The Commercial Tension

Yet, embedded within this shift is an unavoidable tension, as the very qualities that make this renewed interpretation of minimalism compelling—its authenticity, its restraint, its resistance to overt performance—are inherently difficult to reproduce at scale without losing their integrity. As brands move to engage with this cultural moment, there is a risk that the language of understated elegance will once again be detached from its underlying meaning, reduced to a set of visual cues that can be quickly adopted but easily exhausted.

The challenge, therefore, lies not in adopting the aesthetic but in understanding the conditions that gave it relevance, recognizing that its power emerges from coherence between identity and expression rather than from surface-level imitation.
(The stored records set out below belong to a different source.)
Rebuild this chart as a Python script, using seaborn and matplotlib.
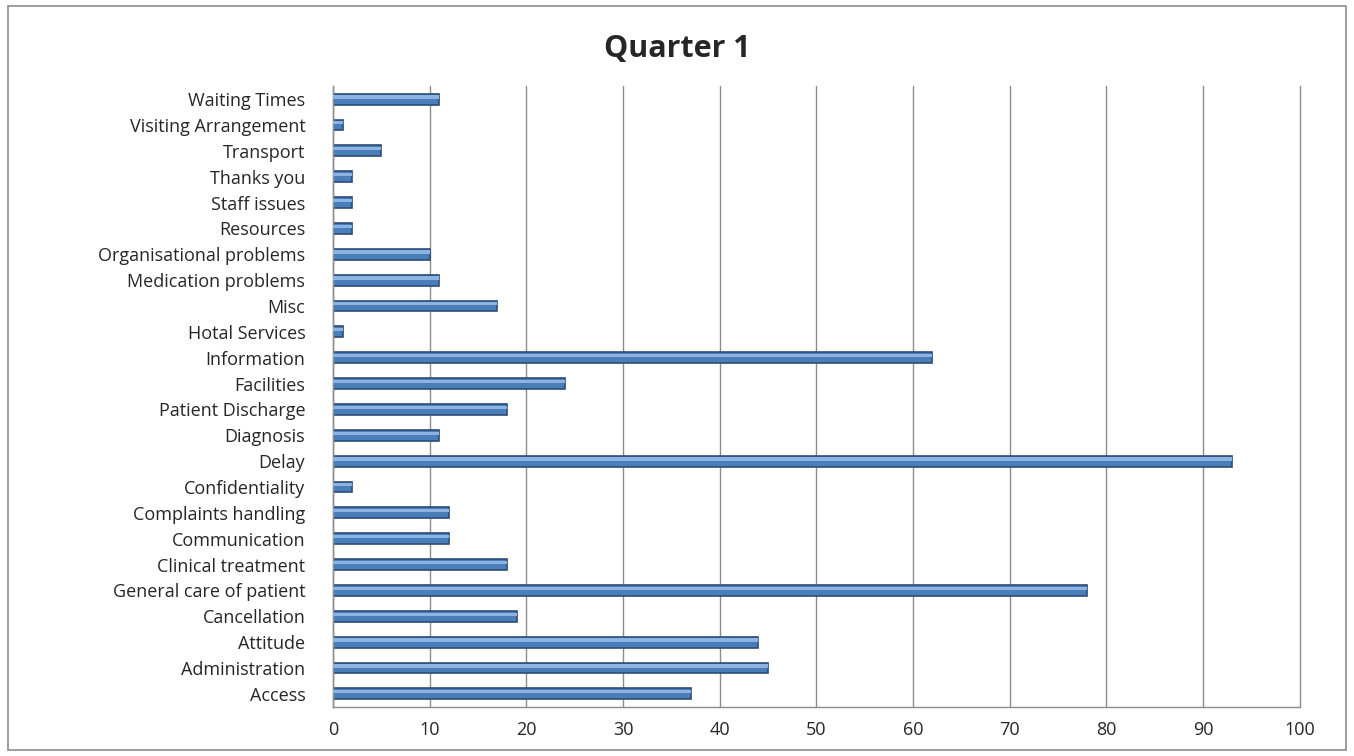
import matplotlib
matplotlib.use("Agg")
import matplotlib.pyplot as plt
import seaborn as sns
import pandas as pd
import numpy as np
from matplotlib.patches import Rectangle

categories = ["Waiting Times", "Visiting Arrangement", "Transport", "Thanks you",
              "Staff issues", "Resources", "Organisational problems",
              "Medication problems", "Misc", "Hotal Services", "Information",
              "Facilities", "Patient Discharge", "Diagnosis", "Delay",
              "Confidentiality", "Complaints handling", "Communication",
              "Clinical treatment", "General care of patient", "Cancellation",
              "Attitude", "Administration", "Access"]
counts = [11, 1, 5, 2, 2, 2, 10, 11, 17, 1, 62, 24, 18, 11, 93, 2, 12, 12,
          18, 78, 19, 44, 45, 37]
xticks = list(range(0, 101, 10))

df = pd.DataFrame({"category": categories, "count": counts})

sns.set_style("white")
plt.rcParams['font.family'] = ['Open Sans', 'DejaVu Sans']

fig = plt.figure(figsize=(13.54, 7.56), dpi=100)
ax = fig.add_axes([0.246, 0.065, 0.714, 0.821])

sns.barplot(data=df, x="count", y="category", orient="h", color="#4a7ebb",
            width=0.42, edgecolor="#2c4d75", linewidth=1.2, saturation=1, ax=ax)

# lighter highlight stripe on each bar
for p in ax.patches:
    y0, h = p.get_y(), p.get_height()
    ax.add_patch(Rectangle((p.get_x(), y0 + h * 0.15), p.get_width(), h * 0.3,
                           facecolor="#8db3e2", edgecolor="none", zorder=3))

ax.set_xlim(0, 100)
ax.set_xticks(xticks)
ax.set_ylim(len(categories) - 0.5, -0.5)
ax.xaxis.grid(True, color="#8c8c8c", linewidth=1)
for gl in ax.get_xgridlines():
    gl.set_clip_on(False)
ax.set_axisbelow(True)
ax.set_xlabel("")
ax.set_ylabel("")

for s in ["top", "right"]:
    ax.spines[s].set_visible(False)
for s in ["left", "bottom"]:
    ax.spines[s].set_color("#8c8c8c")
    ax.spines[s].set_linewidth(1)

ax.tick_params(axis="x", labelsize=13, colors="#262626", length=6, color="#8c8c8c",
               direction="out", pad=4)
ax.tick_params(axis="y", labelsize=13, colors="#262626", length=0, pad=20)
ax.set_yticks(np.arange(-0.5, len(categories), 1), minor=True)
ax.tick_params(axis="y", which="minor", length=7, color="#8c8c8c", direction="out")

fig.suptitle("Quarter 1", fontsize=22, fontweight="bold", y=0.955, x=0.5)

fig.patches.append(Rectangle((0.006, 0.008), 0.988, 0.984, transform=fig.transFigure,
                             fill=False, edgecolor="#8c8c8c", linewidth=1.2))

fig.savefig("out.png", dpi=100)
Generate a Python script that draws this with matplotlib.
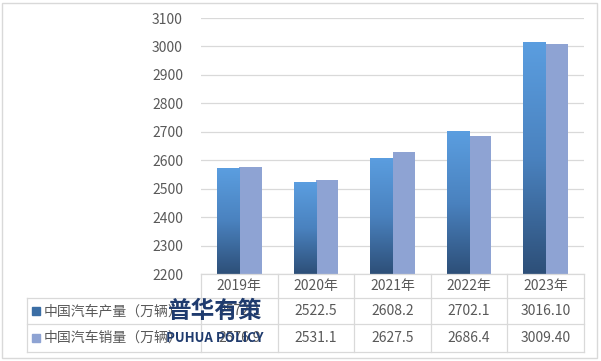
import matplotlib
matplotlib.use("Agg")
import matplotlib.pyplot as plt
import numpy as np
from matplotlib.patches import Rectangle
from matplotlib.colors import LinearSegmentedColormap

plt.rcParams['font.family'] = ['Noto Sans CJK SC', 'DejaVu Sans']

years = ['2019年', '2020年', '2021年', '2022年', '2023年']
production = [2572.1, 2522.5, 2608.2, 2702.1, 3016.10]
sales = [2576.9, 2531.1, 2627.5, 2686.4, 3009.40]
prod_labels = ['2572.1', '2522.5', '2608.2', '2702.1', '3016.10']
sales_labels = ['2576.9', '2531.1', '2627.5', '2686.4', '3009.40']
series_names = ['中国汽车产量（万辆）', '中国汽车销量（万辆）']
yticks = list(range(2200, 3101, 100))

W, H = 601, 361
fig = plt.figure(figsize=(W / 100, H / 100), dpi=100)
fig.patch.set_facecolor('white')

L, R, T, B = 201, 584, 18, 274
ax = fig.add_axes([L / W, 1 - B / H, (R - L) / W, (B - T) / H])
for s in ax.spines.values():
    s.set_visible(False)
ax.set_xticks([])
ax.set_yticks(yticks)
ax.tick_params(axis='y', length=0, pad=13, labelsize=10, labelcolor='#595959')
ax.yaxis.grid(True, color='#d9d9d9', linewidth=0.9)
ax.set_axisbelow(True)

grad = LinearSegmentedColormap.from_list('g', ['#2d4f78', '#4a82bf', '#5b9ee0'])
bw = 0.29
x = np.arange(len(years))
bars1 = ax.bar(x - bw / 2, production, bw, color='none', zorder=2)
bars2 = ax.bar(x + bw / 2, sales, bw, color='#8ea3d3', zorder=2)
gimg = np.linspace(0, 1, 256).reshape(-1, 1)
for b in bars1:
    x0, w, h = b.get_x(), b.get_width(), b.get_height()
    im = ax.imshow(gimg, cmap=grad, origin='lower', aspect='auto',
                   extent=[x0, x0 + w, 2200, h], zorder=2)
    im.set_clip_path(b)
ax.set_xlim(-0.5, len(years) - 0.5)
ax.set_ylim(2200, 3100)

def fx(px):
    return px / W

def fy(py):
    return 1 - py / H

lc = '#d9d9d9'
colx = [L + i * (R - L) / len(years) for i in range(len(years) + 1)]
rows = [274, 298, 324, 352]
tl = 27
def line(x0, y0, x1, y1):
    fig.add_artist(plt.Line2D([fx(x0), fx(x1)], [fy(y0), fy(y1)], color=lc, lw=0.9))
line(L, rows[0], R, rows[0])
for r in rows[1:]:
    line(tl, r, R, r)
line(tl, rows[1], tl, rows[3])
for cx in colx:
    line(cx, rows[0], cx, rows[3])

txtc = '#595959'
for i, y in enumerate(years):
    cx = (colx[i] + colx[i + 1]) / 2
    fig.text(fx(cx), fy((rows[0] + rows[1]) / 2), y, ha='center', va='center', fontsize=10, color=txtc)
    fig.text(fx(cx), fy((rows[1] + rows[2]) / 2), prod_labels[i], ha='center', va='center', fontsize=10, color=txtc)
    fig.text(fx(cx), fy((rows[2] + rows[3]) / 2), sales_labels[i], ha='center', va='center', fontsize=10, color=txtc)

keycols = ['#3b6ea5', '#8ea3d3']
for j, name in enumerate(series_names):
    yc = (rows[j + 1] + rows[j + 2]) / 2
    fig.add_artist(Rectangle((fx(32), fy(yc + 4)), fx(8), 8 / H, color=keycols[j]))
    fig.text(fx(44), fy(yc), name, ha='left', va='center', fontsize=10, color=txtc)

# watermark
fig.text(fx(215), fy(311), '普华有策', ha='center', va='center', fontsize=17,
         fontweight='bold', color='#1f3b6e', zorder=10)
fig.text(fx(215), fy(338), 'PUHUA POLICY', ha='center', va='center', fontsize=9.5,
         fontweight='bold', color='#1f3b6e', zorder=10)

fig.add_artist(Rectangle((fx(2), fy(358)), fx(595), 355 / H, fill=False, ec='#d9d9d9', lw=1))

fig.savefig('out.png', dpi=100)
Those brands that succeed in navigating this balance will likely be the ones that resist over-articulation, allowing their narratives to unfold with subtlety and patience, aligning themselves not only with the visual codes of the moment but with its deeper cultural logic.

A Shift Beyond Aesthetics

Ultimately, the influence of Love Story extends beyond the boundaries of fashion or style, pointing instead to a broader recalibration in how culture defines value and relevance in an era of constant visibility. It suggests that audiences are increasingly drawn to what feels considered rather than constructed, and that the most enduring forms of influence may emerge not from amplification, but from restraint.

In this context, minimalism returns not as a revival but as a reinterpretation, placing meaning at the center of expression and reasserting the importance of narrative in shaping perception. For marketers, the implication is both simple and demanding: in a landscape saturated with content, the ability to say less, while meaning more, may well become the defining advantage.